NO: These subspaces aren’t spanned by the vectors!

Try 2

This seems difficult if we don’t make assumptions.

Let’s suppose for each vector, it is in a small subset of things that cooccur. (Make this more precise.) Ex. constant size.

The issue is that some subspaces/vectors will be inside a \(S_i\) (one of the groups in group sparsity) completely—if we can get all the vectors inside a \(S_i\) all we have to do is get a basis, good—but others will be inside \(\spn(S_i,S_j)\), or more, and we have to tell them apart.

Idea: do a best-first search, adding subspaces until \(\si_{C+1}\) is too large, in which case discard it. (Singular value may not be the right measure here. Maybe: max perpendicular to span of \(v_1,\ldots, v_C\)?) The large subsets we get will be inside a \(S_i\).

(Or some kind of clustering?)

Big picture

What are we trying to do here?

Generalize the settings under which we have provable DL.
Define agnostic DL as something worth studying and approachable.
- Idea that neural nets are easier to train if you have more nodes. More opportunities to converge to columns of \(A\).
  - Look at convergene in easy case?
- Have any provable result on agnostic DL.
  - Why we would have agnostic rather than normal: some features are correlated, so the basis could rotate within the subspace of correlated vectors.

We already have practical DL algorithms that just rely on AM and adding sparsity penalty. How could theory improve this? (AGM14, AGMM15 don’t look like they are used in practice.) Are there theoretical guarantees for AM with sparsity penalty? (There are theoretical guarantees for AM w/ decoding.)

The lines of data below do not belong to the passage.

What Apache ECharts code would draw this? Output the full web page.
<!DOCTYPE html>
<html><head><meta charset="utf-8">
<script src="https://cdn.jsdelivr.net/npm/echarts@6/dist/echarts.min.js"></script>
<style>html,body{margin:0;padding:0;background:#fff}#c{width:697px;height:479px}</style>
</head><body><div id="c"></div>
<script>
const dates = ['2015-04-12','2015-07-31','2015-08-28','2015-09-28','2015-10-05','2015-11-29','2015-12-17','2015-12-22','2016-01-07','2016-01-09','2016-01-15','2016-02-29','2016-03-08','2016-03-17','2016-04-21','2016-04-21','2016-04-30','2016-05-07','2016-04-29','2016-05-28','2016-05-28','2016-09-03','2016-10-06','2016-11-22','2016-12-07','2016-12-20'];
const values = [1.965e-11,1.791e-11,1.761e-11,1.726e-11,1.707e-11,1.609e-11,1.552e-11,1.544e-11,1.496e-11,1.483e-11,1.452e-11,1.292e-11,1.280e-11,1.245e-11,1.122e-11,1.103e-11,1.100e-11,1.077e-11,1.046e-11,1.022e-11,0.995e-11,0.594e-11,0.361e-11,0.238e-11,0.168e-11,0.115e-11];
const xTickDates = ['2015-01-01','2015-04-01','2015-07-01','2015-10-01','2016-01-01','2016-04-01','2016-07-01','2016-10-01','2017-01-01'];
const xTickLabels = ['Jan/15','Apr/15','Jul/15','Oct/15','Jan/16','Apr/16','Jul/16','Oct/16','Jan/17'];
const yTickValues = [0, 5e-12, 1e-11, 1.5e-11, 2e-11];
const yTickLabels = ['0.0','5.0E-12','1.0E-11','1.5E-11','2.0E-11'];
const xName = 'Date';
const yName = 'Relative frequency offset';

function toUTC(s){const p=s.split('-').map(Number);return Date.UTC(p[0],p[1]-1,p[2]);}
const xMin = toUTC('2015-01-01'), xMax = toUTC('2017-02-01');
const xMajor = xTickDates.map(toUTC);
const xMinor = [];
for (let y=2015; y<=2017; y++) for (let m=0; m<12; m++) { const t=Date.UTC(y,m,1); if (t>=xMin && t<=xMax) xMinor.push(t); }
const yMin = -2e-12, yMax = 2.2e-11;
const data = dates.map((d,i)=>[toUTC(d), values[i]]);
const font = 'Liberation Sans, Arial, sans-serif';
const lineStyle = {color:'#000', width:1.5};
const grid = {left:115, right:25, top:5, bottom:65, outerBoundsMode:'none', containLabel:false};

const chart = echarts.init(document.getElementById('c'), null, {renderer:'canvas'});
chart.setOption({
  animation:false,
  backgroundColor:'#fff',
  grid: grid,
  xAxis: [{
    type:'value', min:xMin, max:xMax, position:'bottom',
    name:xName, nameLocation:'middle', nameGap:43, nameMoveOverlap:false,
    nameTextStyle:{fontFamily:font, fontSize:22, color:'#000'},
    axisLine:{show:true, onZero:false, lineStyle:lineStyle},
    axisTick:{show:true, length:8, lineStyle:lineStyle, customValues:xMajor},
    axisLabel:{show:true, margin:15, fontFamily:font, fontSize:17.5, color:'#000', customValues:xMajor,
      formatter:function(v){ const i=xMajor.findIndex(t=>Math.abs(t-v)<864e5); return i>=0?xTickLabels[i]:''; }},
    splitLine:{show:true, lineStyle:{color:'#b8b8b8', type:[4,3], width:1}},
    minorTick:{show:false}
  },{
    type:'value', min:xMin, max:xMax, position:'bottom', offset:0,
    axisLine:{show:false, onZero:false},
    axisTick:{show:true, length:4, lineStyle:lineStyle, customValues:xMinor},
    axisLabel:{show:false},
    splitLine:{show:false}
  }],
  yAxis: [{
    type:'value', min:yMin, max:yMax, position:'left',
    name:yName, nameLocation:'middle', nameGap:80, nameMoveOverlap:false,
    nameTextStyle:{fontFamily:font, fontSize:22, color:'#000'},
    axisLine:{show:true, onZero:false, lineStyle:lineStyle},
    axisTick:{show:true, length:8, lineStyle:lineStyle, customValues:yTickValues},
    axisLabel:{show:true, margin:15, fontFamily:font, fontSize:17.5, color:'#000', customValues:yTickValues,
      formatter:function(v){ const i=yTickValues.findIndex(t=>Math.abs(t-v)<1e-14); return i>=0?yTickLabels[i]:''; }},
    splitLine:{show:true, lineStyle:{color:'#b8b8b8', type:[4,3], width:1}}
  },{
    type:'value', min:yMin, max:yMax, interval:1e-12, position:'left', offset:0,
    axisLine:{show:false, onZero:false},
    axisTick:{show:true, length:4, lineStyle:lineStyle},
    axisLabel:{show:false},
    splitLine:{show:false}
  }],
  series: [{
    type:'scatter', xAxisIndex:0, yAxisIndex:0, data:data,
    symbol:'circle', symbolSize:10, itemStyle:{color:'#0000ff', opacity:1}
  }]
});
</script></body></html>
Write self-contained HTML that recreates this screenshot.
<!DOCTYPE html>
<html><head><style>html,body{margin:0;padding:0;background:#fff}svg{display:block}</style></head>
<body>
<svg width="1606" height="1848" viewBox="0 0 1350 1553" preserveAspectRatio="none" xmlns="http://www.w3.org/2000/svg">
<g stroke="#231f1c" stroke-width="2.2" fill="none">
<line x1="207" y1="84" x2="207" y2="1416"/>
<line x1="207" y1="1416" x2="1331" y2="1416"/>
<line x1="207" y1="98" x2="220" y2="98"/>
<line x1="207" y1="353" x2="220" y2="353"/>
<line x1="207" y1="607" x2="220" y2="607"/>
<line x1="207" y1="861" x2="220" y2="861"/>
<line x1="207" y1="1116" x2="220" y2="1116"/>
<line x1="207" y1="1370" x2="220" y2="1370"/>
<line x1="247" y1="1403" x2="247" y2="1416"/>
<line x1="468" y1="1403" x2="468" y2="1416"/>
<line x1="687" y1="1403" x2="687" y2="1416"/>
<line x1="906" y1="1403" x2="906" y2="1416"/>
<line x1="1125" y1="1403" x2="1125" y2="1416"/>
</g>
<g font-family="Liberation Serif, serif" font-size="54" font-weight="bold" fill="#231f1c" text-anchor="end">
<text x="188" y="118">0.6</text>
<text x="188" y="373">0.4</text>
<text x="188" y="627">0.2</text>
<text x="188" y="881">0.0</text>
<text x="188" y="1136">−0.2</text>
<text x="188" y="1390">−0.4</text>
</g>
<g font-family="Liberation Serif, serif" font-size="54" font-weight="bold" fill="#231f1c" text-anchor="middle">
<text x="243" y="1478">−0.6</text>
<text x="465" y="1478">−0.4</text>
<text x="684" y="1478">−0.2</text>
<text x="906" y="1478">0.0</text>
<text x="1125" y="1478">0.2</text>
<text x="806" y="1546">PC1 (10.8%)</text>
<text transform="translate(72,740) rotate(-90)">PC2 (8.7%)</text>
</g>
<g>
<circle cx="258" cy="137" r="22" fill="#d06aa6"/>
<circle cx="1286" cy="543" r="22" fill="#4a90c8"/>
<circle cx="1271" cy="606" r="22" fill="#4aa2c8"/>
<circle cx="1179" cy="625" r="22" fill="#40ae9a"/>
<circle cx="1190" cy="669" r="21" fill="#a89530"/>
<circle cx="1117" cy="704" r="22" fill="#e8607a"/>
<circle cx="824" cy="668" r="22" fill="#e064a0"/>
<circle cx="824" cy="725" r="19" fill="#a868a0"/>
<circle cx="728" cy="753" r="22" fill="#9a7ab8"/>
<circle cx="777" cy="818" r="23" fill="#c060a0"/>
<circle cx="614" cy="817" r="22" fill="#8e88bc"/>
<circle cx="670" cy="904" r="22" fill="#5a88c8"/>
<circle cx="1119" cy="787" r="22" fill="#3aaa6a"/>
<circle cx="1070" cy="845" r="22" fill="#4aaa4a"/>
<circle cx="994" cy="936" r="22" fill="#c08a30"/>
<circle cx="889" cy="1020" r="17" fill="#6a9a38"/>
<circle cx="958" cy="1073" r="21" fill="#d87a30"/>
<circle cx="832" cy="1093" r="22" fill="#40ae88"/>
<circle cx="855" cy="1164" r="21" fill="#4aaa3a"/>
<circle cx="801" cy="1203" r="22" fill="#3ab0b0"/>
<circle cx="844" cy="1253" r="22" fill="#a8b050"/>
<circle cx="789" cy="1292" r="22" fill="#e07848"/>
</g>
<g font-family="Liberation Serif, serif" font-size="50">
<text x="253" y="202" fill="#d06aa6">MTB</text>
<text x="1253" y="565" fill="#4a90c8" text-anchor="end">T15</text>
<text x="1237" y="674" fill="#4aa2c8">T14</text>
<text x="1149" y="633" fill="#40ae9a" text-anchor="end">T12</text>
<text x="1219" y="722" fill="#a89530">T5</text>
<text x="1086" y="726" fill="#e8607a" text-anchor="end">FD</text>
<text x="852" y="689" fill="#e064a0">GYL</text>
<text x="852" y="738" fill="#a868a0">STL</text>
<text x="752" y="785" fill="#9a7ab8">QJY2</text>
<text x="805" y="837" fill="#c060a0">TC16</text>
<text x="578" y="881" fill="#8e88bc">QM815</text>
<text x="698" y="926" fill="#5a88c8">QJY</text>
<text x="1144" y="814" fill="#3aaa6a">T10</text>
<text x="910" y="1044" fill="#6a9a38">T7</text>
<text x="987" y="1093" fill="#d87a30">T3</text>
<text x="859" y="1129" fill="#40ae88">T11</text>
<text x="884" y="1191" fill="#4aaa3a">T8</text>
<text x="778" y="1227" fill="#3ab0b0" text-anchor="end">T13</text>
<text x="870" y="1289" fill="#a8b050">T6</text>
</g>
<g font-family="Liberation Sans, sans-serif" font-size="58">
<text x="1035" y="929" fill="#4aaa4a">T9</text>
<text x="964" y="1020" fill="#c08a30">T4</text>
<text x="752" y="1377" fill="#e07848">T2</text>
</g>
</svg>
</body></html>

What’s a better model in practice: DL with sparsity or \(L^1\)? (And how does ICA compare?)

TODO: program DL and look at empirical performance.

TODO: 2-layer NN learning dictionary?

Dual view between \(x=Ah\) and \(h=A^Tx\)?

Sparse recovery has this thing where \(\ved_1\) actually optimizes \(\ved_0\). Not true of sparse coding?

DL experiments

What to try?

Program classic AM DL with \(L^1\) sparsity penalty.
Program AGMM15 DL.
ICA.

Test sets

Image patches
Words embeddings
Artificial data (sparse, Laplace, etc. @Bianca)
Artificial group-sparse data, or data correlated in some way (ex. geometrically).

How to evaluate?

Closeness of columns.
Loss: how much sparsity, and how far away. (Reconstruction error)
- How does reconstruction error compare to SVD? (Make dimensions comparable.)
Put in random SVM on top. Can it learn the SVM well?

Experiments with NN

Top-\(k\) thresholding to enforce \(k\)-sparsity. Autoencoder?
Try group-sparse penalty/architecture.
Does adding more nodes improve things (cf. agnostic DL)?

I think sparseness helps interpretability. Does convergence become quicker if we have sparsity?